We missed the opportunity to create a world-class project.
“The area is on fire,” said Charles Bizeul, who runs Boucherie Grinder, a butcher shop opened in June by the popular Notre Dame W. restaurant of the same name. Giant carcasses of aged beef beckon (or repel) beneath a vintage-style sign with the notation: “Established 2015.”
Not everyone is enthralled with the flames.
Harvey Lev, a longtime activist and landowner in the area, renovated the 1859 New City Gas landmark, which is now a nightclub, and continues to lobby to save historic buildings.
“It’s a disaster,’’ Lev says of the way Griffintown has risen. And there is no saving it now, he adds.

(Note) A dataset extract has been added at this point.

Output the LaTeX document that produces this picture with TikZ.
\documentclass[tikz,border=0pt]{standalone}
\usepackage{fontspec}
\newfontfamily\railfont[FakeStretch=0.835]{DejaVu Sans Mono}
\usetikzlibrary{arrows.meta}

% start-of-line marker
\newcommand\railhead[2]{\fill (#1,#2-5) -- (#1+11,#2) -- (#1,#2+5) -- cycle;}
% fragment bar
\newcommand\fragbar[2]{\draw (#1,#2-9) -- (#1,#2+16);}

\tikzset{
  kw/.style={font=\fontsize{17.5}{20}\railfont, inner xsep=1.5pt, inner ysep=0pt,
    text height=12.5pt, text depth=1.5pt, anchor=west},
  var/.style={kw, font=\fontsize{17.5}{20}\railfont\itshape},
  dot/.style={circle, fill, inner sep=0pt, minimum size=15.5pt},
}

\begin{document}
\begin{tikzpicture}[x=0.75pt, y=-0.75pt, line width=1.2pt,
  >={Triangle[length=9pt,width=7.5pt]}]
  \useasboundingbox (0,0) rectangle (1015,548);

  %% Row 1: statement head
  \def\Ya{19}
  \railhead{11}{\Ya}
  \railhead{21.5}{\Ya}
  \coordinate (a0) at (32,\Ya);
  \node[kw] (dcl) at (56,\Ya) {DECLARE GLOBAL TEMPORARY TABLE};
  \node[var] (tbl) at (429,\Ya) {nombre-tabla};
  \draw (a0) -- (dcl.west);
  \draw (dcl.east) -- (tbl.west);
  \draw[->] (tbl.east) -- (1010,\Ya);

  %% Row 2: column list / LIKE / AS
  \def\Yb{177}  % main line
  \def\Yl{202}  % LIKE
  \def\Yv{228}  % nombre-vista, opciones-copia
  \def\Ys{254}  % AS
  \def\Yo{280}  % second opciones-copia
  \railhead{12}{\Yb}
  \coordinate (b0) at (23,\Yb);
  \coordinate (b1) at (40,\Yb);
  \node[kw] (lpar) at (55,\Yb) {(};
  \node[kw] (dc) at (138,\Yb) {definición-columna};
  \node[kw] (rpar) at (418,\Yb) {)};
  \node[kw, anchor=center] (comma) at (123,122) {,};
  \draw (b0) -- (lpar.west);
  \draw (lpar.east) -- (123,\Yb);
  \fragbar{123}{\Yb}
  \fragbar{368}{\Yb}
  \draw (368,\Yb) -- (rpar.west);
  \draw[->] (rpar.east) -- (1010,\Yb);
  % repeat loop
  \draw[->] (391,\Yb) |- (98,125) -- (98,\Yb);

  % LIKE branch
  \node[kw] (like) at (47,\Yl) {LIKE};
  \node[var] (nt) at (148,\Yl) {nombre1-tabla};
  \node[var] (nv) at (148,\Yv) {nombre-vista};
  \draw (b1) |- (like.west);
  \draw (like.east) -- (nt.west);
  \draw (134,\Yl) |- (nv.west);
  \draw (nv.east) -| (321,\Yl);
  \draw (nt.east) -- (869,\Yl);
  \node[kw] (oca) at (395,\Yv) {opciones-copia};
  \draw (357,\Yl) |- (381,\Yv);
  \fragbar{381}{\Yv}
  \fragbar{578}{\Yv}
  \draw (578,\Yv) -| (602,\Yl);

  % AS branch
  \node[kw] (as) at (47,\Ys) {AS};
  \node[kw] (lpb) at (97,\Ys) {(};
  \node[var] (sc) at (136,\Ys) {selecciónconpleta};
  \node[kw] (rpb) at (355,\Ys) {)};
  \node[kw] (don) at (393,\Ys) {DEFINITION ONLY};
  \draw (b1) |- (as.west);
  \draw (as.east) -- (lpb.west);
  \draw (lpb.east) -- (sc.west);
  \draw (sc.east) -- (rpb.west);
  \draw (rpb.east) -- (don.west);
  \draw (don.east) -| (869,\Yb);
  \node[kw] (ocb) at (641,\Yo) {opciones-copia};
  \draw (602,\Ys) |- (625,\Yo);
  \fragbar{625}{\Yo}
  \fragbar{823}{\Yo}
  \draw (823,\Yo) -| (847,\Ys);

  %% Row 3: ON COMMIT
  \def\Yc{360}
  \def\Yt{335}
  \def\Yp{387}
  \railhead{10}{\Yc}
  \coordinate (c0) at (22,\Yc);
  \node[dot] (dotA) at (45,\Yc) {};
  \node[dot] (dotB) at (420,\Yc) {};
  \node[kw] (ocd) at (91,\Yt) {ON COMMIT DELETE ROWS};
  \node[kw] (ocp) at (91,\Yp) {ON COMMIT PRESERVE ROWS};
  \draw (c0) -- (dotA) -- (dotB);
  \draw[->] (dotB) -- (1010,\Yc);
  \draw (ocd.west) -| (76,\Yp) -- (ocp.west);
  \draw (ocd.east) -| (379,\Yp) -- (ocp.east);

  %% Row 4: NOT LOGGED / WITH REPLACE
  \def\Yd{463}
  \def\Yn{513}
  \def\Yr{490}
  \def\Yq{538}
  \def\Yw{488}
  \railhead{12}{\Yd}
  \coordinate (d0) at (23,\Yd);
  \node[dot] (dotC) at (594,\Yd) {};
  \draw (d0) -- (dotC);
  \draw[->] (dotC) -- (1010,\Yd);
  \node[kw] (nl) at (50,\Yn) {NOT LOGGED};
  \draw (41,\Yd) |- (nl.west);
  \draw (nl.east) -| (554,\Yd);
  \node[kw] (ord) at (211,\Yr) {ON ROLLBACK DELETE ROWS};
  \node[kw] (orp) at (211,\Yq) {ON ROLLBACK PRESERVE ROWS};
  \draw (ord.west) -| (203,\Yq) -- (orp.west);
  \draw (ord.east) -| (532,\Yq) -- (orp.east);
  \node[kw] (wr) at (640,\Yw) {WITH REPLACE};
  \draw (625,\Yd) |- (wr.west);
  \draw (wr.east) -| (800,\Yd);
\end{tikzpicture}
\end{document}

“It was a money grab for the city. They allowed the developers carte blanche,” he says. “It will turn out to be a disaster for the 28-year-olds and 30-year-olds who bought condos here. They’re going to get screwed.”
There are more nuanced assessments.
Echoing almost everybody with an interest in Griffintown, digital artist Paul-Émile Rioux says there was a lack of broad planning and public consultation from the beginning, in the mid-2000s when Dix30 developer Devimco came in with plans for a major commercial project. That $1.3-billion project was scrapped after the 2008 recession, but the city granted zoning for highrise towers, and Devimco is now building a scaled-back development.
“We missed the opportunity to create a world-class project,” said Rioux, who runs a gallery in a former bank on Notre-Dame. He is also president of the merchants association for the Quartier du Canal, which includes Griffintown, St-Henri and Little Burgundy.
Dinu Bumbaru, policy director of Heritage Montreal, says it’s not just about being against towers.
“The issue of the character of the area is perhaps the more endangered heritage asset you have in Griffintown than individual structures,” Bumbaru said.
“The city can accommodate putting little heritage dots on the map, but overall character is something that can’t be handled by saying, ‘Okay, you’re going to have red brick on the outside of your building.’